U.S. Assistant Secretary of State Christopher Hill said he had discussed with Chinese officials the possibility of future negotiations with North Korea on a peace treaty formally ending the Korean War. He did not elaborate.
The Korean peninsula is the last Cold War hot spot without a permanent peace and North Korea has expressed interest in replacing the cease-fire negotiated after the 1950-53 conflict with a formal treaty.
Hill flew to Seoul later Thursday and said he also might stop in Tokyo on his way back to Washington. Analysts said his swing through the region was aimed at keeping negotiating partners engaged.
The U.S. envoy told reporters in a Beijing hotel lobby that China and the United States agreed on the need to resume talks on dismantling isolated North Korea’s nuclear program.

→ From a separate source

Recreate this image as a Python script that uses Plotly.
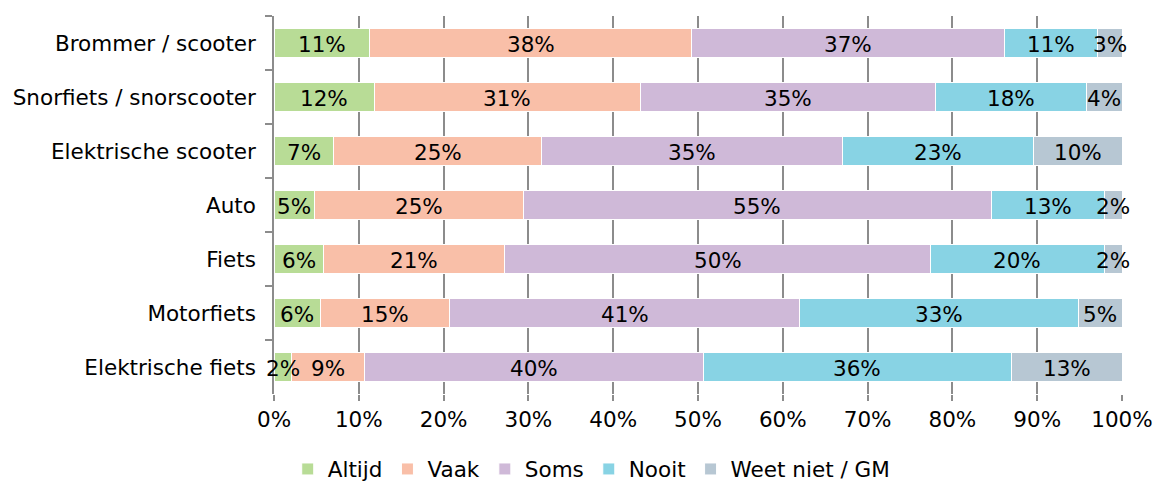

“It’s not helping that [North Korea] continues to boycott the talks,” Hill said. “You do have to ask yourself why they’re not coming back.”
Some analysts say the imposition of financial restrictions on North Korea by the United States has not helped. The U.S. has accused the regime in Pyongyang, the capital, of money laundering and counterfeiting U.S. currency using high-quality printing presses. Washington recently imposed sanctions on North Korean companies and froze $20 million in assets held at a bank in Macao, China. Pyongyang has denied any wrongdoing.
Hill denied that this was the main stumbling block, and said that if North Korea was willing, the process could move forward. Although the Chinese previously have urged the U.S. to show flexibility on the financial issues, Hill said they didn’t do so Thursday.
“I am not sure this is about the U.S. economic measures,” Hill told reporters in Seoul a few hours after leaving Beijing, according to the Associated Press. “I think this is about a country that just has trouble making up its mind.”
An agreement in September under which Pyongyang would dismantle its nuclear program in return for aid, security assurances and diplomatic ties appeared to offer a glimmer of hope. But follow-up talks in November ended inconclusively and hope for negotiations this year dissipated.
In addition to North Korea, China and the United States, South Korea, Japan and Russia are party to the negotiations. Hill said the U.S. remains committed to the process.
That commitment may be a bit wobbly, however, after recent reports that Vice President Dick Cheney has all but given up on the talks. But analysts said the fact that Hill had traveled to the region suggests that either Cheney has relented somewhat, or that he was not as close to pulling the plug on the talks as had been suggested.
“Not knowing what the U.S. is willing to put on the table or how much leeway Hill has, it’s hard to know what’s really going on,” said Banning Garrett, director of Asian programs at the Atlantic Council in Washington. “But I don’t think Hill is in Asia just for smoke and mirrors.”
Liu Jianchao, a Chinese Foreign Ministry spokesman, said the meeting Thursday between Hill and Chinese Vice Foreign Minister Wu Dawei lasted four hours.
He said all sides had an interest in a nuclear-free Korean peninsula and emphasized the importance of implementing the terms of the September agreement as soon as possible.
China, which has played host to the talks held over several years, is North Korea’s closest ally. But it also appears increasingly frustrated with its mercurial Communist neighbor.